回到先生,这件小事发生时,正是元祐八年,公元1093年。其时,宣仁太皇太后大行,哲宗亲政。这位被人冷落多年的皇帝,正抖擞精神,一显与前不同的身手,对元祐旧臣一例厌恶,即便是曾经的师傅,也即日差出,省得面前的啰嗦。告下:苏轼罢礼部尚书任,以两学士充河北西路安抚使兼马步军都总管、出知定州军事。临行前,苏轼请召竟不得入见,只得留一书面的《朝廷赴定州论事状》,给皇帝最后的忠告:
陛下临御九年,除执政台谏外,未尝与群臣接。今听政之处,当以通下情、除壅弊为急务。
臣日侍帷幄,方当戍边,顾不得一见而行。况疏远小臣,欲求自通,难矣。陛下圣智绝人,春秋鼎盛。臣愿虚心循理,一切未有所为,默观庶事之利害,与群臣之邪正。以三年为期,俟得其实,然后应物而作。使既作之后,天下无恨,陛下无悔。由此观之,陛下之有为,惟忧太早,不患稍迟,亦已明矣。臣恐急进好利之臣,辄劝陛下,轻有改变,故进此说。

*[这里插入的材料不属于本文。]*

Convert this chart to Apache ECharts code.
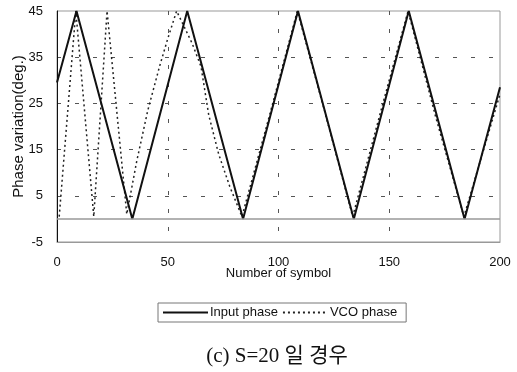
<!DOCTYPE html>
<html>
<head>
<meta charset="utf-8">
<script src="https://cdn.jsdelivr.net/npm/echarts@6/dist/echarts.min.js"></script>
<style>
  html, body { margin: 0; padding: 0; background: #fff; }
  #chart { width: 517px; height: 372px; }
</style>
</head>
<body>
<div id="chart"></div>
<script>
// 입력 위상 (삼각파 꼭짓점)
var inputPhase = [
  [0, 29.5], [8.8, 45], [34, 0], [58.8, 45], [84, 0],
  [108.8, 45], [134, 0], [158.8, 45], [184, 0], [200, 28.5]
];
// VCO 위상 (점선)
var vcoPhase = [
  [1, 0.5], [8.5, 45], [16.6, 0.5], [22.6, 45], [31.5, 1],
  [36, 12.5], [41, 23.5], [46.3, 33], [50, 39], [54, 45],
  [56.6, 42.4], [61, 38], [65, 33], [68.5, 22.5], [73, 14],
  [78, 7], [83.5, 0.5], [96, 22.5], [108.5, 45], [121, 23],
  [133.5, 0.5], [146, 23], [158.5, 45], [171, 22], [183.7, 0.5], [200, 27]
];
var xTicks = [0, 50, 100, 150, 200];
var yTicks = [-5, 5, 15, 25, 35, 45];
var legendNames = ['Input phase', 'VCO phase'];
var caption = '(c) S=20 일 경우';

var myChart = echarts.init(document.getElementById('chart'));
var sansFont = "'Liberation Sans', Arial, sans-serif";
var gridDash = {color: '#555', width: 1, type: [4, 14]};

var option = {
  animation: false,
  backgroundColor: '#fff',
  title: {
    text: caption,
    left: 272,
    textAlign: 'center',
    top: 341,
    textStyle: {
      fontFamily: "'Liberation Serif', 'Noto Sans CJK KR', serif",
      fontSize: 21,
      fontWeight: 'normal',
      color: '#111'
    }
  },
  legend: {
    data: legendNames,
    left: 158,
    top: 303,
    padding: [3, 9, 3, 4],
    itemWidth: 45,
    itemHeight: 12,
    itemGap: 4,
    borderColor: '#777',
    borderWidth: 1,
    itemStyle: {opacity: 0},
    textStyle: {fontFamily: sansFont, fontSize: 13, color: '#111', padding: [0, 0, 0, -3]}
  },
  grid: {
    left: 57,
    right: 17,
    top: 11,
    bottom: 130,
    outerBoundsMode: 'none',
    show: true,
    borderColor: '#999',
    borderWidth: 1
  },
  xAxis: {
    type: 'value',
    min: xTicks[0],
    max: xTicks[xTicks.length - 1],
    interval: 50,
    name: 'Number of symbol',
    nameLocation: 'middle',
    nameGap: 25,
    nameMoveOverlap: false,
    nameTextStyle: {fontFamily: sansFont, fontSize: 13, color: '#111'},
    axisLine: {onZero: false, lineStyle: {color: '#999'}},
    axisTick: {show: false},
    axisLabel: {margin: 14, fontFamily: sansFont, fontSize: 13, color: '#111'},
    splitLine: {show: true, showMinLine: false, showMaxLine: false, lineStyle: gridDash}
  },
  yAxis: {
    type: 'value',
    min: yTicks[0],
    max: yTicks[yTicks.length - 1],
    interval: 10,
    name: 'Phase variation(deg.)',
    nameLocation: 'middle',
    nameGap: 31,
    nameMoveOverlap: false,
    nameTextStyle: {fontFamily: sansFont, fontSize: 15, color: '#111'},
    axisLine: {show: true, onZero: false, lineStyle: {color: '#111'}},
    axisTick: {show: false},
    axisLabel: {margin: 14, fontFamily: sansFont, fontSize: 13, color: '#111'},
    splitLine: {show: true, showMinLine: false, showMaxLine: false, lineStyle: gridDash}
  },
  series: [{
    name: legendNames[0],
    type: 'line',
    data: inputPhase,
    symbol: 'none',
    lineStyle: {color: '#111', width: 2, type: 'solid'},
    itemStyle: {color: '#111'},
    markLine: {
      silent: true,
      symbol: 'none',
      label: {show: false},
      lineStyle: {color: '#999', width: 1.5, type: 'solid'},
      data: [{yAxis: 0}]
    },
    z: 3
  }, {
    name: legendNames[1],
    type: 'line',
    data: vcoPhase,
    symbol: 'none',
    lineStyle: {color: '#222', width: 1.5, type: [2, 3]},
    itemStyle: {color: '#222'},
    z: 2
  }]
};
myChart.setOption(option);
</script>
</body>
</html>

这年的东坡已是56岁,早已不是当年羽扇纶巾的理想主义青年,经历了“乌台诗案”,党争之祸,黄州困苦的磨砺,先生早已洞悉政治的本质和无奈。但于时势迁变之际,仍不免发振聋发聩的声音,实在是他先天带来的正气,那份观天下、爱民生的民胞物与的精神。即便是他心里明白,失败几乎在所难免。
这时候,即将戍边定州的东坡先生再次想起了最亲爱的弟弟,何时能够兑现“对床夜雨”之约,恐怕已是无期之期,生出无限感慨,作《东府雨中别子由》:
庭下梧桐树,三年三见汝。前年适汝阴,见汝鸣秋雨。
去年秋雨时,我自广陵归。今年中山去,白首归无期。
客去莫叹息,主人亦是客,对床定悠悠,夜雨空萧瑟。
起折梧桐枝,赠汝千里行。归来知健否?莫忘此时情。
多年之后,高俅得意之秋,苏轼早已仙去。但它不忘旧主。苏家子弟进京,高俅给养问恤甚勤。也说徽宗时代对苏轼身后功名的宽约,高俅也出力甚多。可见可恨之人毕竟也有可爱之处,不过是个凡人。